Exercise materials -
^^^^^^^^^^^^^^^^
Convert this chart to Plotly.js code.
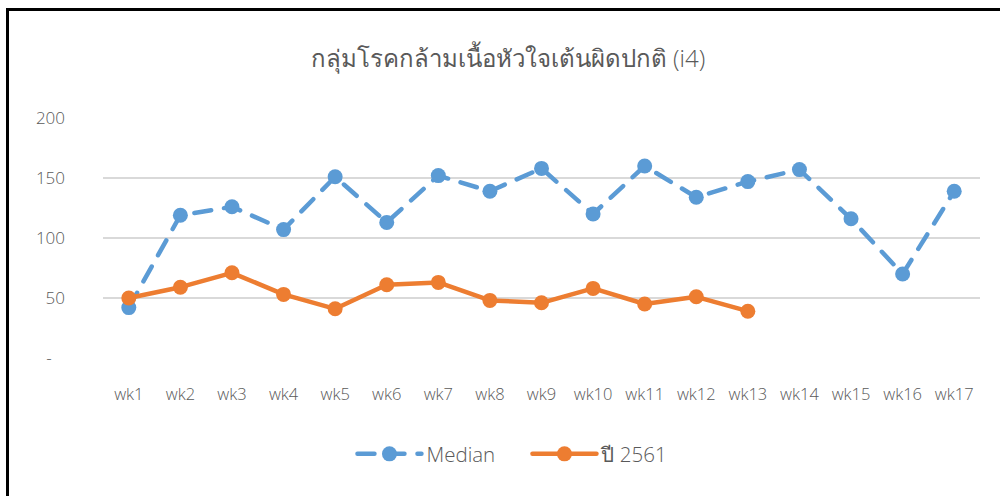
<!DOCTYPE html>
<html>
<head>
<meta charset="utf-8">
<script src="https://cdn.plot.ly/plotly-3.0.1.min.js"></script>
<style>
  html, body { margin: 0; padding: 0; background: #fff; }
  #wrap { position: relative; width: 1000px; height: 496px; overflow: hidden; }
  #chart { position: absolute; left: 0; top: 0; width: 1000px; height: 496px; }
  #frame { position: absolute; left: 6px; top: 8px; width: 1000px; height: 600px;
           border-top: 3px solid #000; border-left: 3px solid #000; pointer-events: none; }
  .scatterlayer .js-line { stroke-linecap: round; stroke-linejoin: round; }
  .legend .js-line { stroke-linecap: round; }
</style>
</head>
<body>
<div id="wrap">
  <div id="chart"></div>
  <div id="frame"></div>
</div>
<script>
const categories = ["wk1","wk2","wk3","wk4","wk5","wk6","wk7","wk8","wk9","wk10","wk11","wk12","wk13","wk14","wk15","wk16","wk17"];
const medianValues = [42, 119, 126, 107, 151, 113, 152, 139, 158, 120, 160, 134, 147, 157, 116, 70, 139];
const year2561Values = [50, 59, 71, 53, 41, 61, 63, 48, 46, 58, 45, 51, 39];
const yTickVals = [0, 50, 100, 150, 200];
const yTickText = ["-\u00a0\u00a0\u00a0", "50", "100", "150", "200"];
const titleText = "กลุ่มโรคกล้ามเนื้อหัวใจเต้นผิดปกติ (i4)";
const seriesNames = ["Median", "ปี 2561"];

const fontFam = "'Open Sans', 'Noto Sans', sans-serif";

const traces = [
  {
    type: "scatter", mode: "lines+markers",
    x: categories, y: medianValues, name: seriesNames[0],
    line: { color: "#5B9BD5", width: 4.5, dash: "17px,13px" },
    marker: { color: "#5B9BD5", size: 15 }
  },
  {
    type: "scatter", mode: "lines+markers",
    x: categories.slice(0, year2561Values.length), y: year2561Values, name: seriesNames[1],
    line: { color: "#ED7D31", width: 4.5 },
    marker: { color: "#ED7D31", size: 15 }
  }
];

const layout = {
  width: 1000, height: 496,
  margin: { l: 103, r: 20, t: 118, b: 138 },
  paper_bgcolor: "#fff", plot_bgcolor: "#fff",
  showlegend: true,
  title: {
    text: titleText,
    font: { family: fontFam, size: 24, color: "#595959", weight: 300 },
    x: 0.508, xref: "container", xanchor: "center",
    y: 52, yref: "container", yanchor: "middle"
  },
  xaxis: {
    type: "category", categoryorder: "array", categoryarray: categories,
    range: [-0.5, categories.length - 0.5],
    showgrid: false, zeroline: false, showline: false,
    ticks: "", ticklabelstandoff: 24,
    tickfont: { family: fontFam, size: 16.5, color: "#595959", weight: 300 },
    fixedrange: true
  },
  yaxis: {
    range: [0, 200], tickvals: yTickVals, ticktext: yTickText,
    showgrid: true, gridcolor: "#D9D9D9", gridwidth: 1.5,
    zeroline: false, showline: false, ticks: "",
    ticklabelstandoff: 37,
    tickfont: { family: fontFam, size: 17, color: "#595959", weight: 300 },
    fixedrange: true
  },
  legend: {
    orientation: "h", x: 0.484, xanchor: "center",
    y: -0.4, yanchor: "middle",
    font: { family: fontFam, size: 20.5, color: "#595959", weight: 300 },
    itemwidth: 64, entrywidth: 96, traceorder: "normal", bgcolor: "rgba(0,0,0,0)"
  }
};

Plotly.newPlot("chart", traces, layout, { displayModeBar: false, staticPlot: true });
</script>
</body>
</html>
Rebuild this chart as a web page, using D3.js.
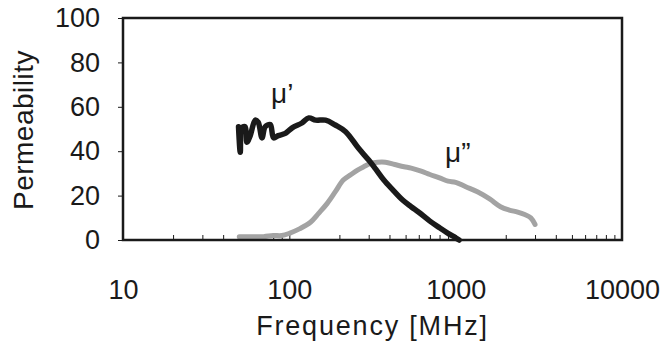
^^^^^^^^^^^^^^^^
Short task -
Please set down each line of the data above exactly as written, without the pictures.

Correct response -
Convert this chart to Plotly.js code.
<!DOCTYPE html>
<html>
<head>
<meta charset="utf-8">
<script src="https://cdn.plot.ly/plotly-3.0.1.min.js"></script>
<style>
  html, body { margin: 0; padding: 0; background: #fff; }
  #wrap { position: relative; width: 1000px; height: 496px; overflow: hidden; }
  #chart { position: absolute; left: 0; top: 0; width: 1000px; height: 496px; }
  #frame { position: absolute; left: 6px; top: 8px; width: 1000px; height: 600px;
           border-top: 3px solid #000; border-left: 3px solid #000; pointer-events: none; }
  .scatterlayer .js-line { stroke-linecap: round; stroke-linejoin: round; }
  .legend .js-line { stroke-linecap: round; }
</style>
</head>
<body>
<div id="wrap">
  <div id="chart"></div>
  <div id="frame"></div>
</div>
<script>
const categories = ["wk1","wk2","wk3","wk4","wk5","wk6","wk7","wk8","wk9","wk10","wk11","wk12","wk13","wk14","wk15","wk16","wk17"];
const medianValues = [42, 119, 126, 107, 151, 113, 152, 139, 158, 120, 160, 134, 147, 157, 116, 70, 139];
const year2561Values = [50, 59, 71, 53, 41, 61, 63, 48, 46, 58, 45, 51, 39];
const yTickVals = [0, 50, 100, 150, 200];
const yTickText = ["-\u00a0\u00a0\u00a0", "50", "100", "150", "200"];
const titleText = "กลุ่มโรคกล้ามเนื้อหัวใจเต้นผิดปกติ (i4)";
const seriesNames = ["Median", "ปี 2561"];

const fontFam = "'Open Sans', 'Noto Sans', sans-serif";

const traces = [
  {
    type: "scatter", mode: "lines+markers",
    x: categories, y: medianValues, name: seriesNames[0],
    line: { color: "#5B9BD5", width: 4.5, dash: "17px,13px" },
    marker: { color: "#5B9BD5", size: 15 }
  },
  {
    type: "scatter", mode: "lines+markers",
    x: categories.slice(0, year2561Values.length), y: year2561Values, name: seriesNames[1],
    line: { color: "#ED7D31", width: 4.5 },
    marker: { color: "#ED7D31", size: 15 }
  }
];

const layout = {
  width: 1000, height: 496,
  margin: { l: 103, r: 20, t: 118, b: 138 },
  paper_bgcolor: "#fff", plot_bgcolor: "#fff",
  showlegend: true,
  title: {
    text: titleText,
    font: { family: fontFam, size: 24, color: "#595959", weight: 300 },
    x: 0.508, xref: "container", xanchor: "center",
    y: 52, yref: "container", yanchor: "middle"
  },
  xaxis: {
    type: "category", categoryorder: "array", categoryarray: categories,
    range: [-0.5, categories.length - 0.5],
    showgrid: false, zeroline: false, showline: false,
    ticks: "", ticklabelstandoff: 24,
    tickfont: { family: fontFam, size: 16.5, color: "#595959", weight: 300 },
    fixedrange: true
  },
  yaxis: {
    range: [0, 200], tickvals: yTickVals, ticktext: yTickText,
    showgrid: true, gridcolor: "#D9D9D9", gridwidth: 1.5,
    zeroline: false, showline: false, ticks: "",
    ticklabelstandoff: 37,
    tickfont: { family: fontFam, size: 17, color: "#595959", weight: 300 },
    fixedrange: true
  },
  legend: {
    orientation: "h", x: 0.484, xanchor: "center",
    y: -0.4, yanchor: "middle",
    font: { family: fontFam, size: 20.5, color: "#595959", weight: 300 },
    itemwidth: 64, entrywidth: 96, traceorder: "normal", bgcolor: "rgba(0,0,0,0)"
  }
};

Plotly.newPlot("chart", traces, layout, { displayModeBar: false, staticPlot: true });
</script>
</body>
</html>
Rebuild this chart as a web page, using D3.js.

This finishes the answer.